→ YOUR GOAL
Up to and including the line that contains "(device.east |- 0,108);", write out each line of the material from its first line, exactly.

○ ○ ○ ○ ○ ○ ○

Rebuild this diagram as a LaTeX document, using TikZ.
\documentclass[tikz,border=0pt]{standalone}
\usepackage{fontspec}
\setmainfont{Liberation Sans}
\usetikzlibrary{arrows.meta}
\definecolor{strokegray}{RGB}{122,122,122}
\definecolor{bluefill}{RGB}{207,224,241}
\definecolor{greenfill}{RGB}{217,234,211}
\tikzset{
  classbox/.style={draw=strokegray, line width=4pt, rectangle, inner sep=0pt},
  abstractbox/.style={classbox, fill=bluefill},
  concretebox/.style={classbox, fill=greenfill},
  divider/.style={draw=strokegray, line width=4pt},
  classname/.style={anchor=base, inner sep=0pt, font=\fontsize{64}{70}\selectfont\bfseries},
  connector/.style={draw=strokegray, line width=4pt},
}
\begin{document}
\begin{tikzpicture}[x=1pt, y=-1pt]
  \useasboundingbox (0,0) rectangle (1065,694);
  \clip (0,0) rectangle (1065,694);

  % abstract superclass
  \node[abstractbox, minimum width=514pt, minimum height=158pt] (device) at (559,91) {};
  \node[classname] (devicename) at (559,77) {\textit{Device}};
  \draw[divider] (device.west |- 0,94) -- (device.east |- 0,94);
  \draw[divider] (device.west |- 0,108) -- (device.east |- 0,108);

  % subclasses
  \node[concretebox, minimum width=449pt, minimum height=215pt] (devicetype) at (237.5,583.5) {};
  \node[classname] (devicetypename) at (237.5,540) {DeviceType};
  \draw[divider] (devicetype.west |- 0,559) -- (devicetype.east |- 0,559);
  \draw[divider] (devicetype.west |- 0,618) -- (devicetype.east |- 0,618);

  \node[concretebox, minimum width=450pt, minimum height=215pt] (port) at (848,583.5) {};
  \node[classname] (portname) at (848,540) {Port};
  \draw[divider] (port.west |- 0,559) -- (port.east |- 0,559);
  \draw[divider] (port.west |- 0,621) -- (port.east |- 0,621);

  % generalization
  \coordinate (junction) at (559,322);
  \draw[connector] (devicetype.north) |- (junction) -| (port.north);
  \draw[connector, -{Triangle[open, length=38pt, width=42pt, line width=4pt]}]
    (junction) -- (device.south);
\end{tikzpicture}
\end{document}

○ ○ ○ ○ ○ ○ ○

→ WRITTEN RESPONSE
Rebuild this diagram as a LaTeX document, using TikZ.
\documentclass[tikz,border=0pt]{standalone}
\usepackage{fontspec}
\setmainfont{Liberation Sans}
\usetikzlibrary{arrows.meta}
\definecolor{strokegray}{RGB}{122,122,122}
\definecolor{bluefill}{RGB}{207,224,241}
\definecolor{greenfill}{RGB}{217,234,211}
\tikzset{
  classbox/.style={draw=strokegray, line width=4pt, rectangle, inner sep=0pt},
  abstractbox/.style={classbox, fill=bluefill},
  concretebox/.style={classbox, fill=greenfill},
  divider/.style={draw=strokegray, line width=4pt},
  classname/.style={anchor=base, inner sep=0pt, font=\fontsize{64}{70}\selectfont\bfseries},
  connector/.style={draw=strokegray, line width=4pt},
}
\begin{document}
\begin{tikzpicture}[x=1pt, y=-1pt]
  \useasboundingbox (0,0) rectangle (1065,694);
  \clip (0,0) rectangle (1065,694);

  % abstract superclass
  \node[abstractbox, minimum width=514pt, minimum height=158pt] (device) at (559,91) {};
  \node[classname] (devicename) at (559,77) {\textit{Device}};
  \draw[divider] (device.west |- 0,94) -- (device.east |- 0,94);
  \draw[divider] (device.west |- 0,108) -- (device.east |- 0,108);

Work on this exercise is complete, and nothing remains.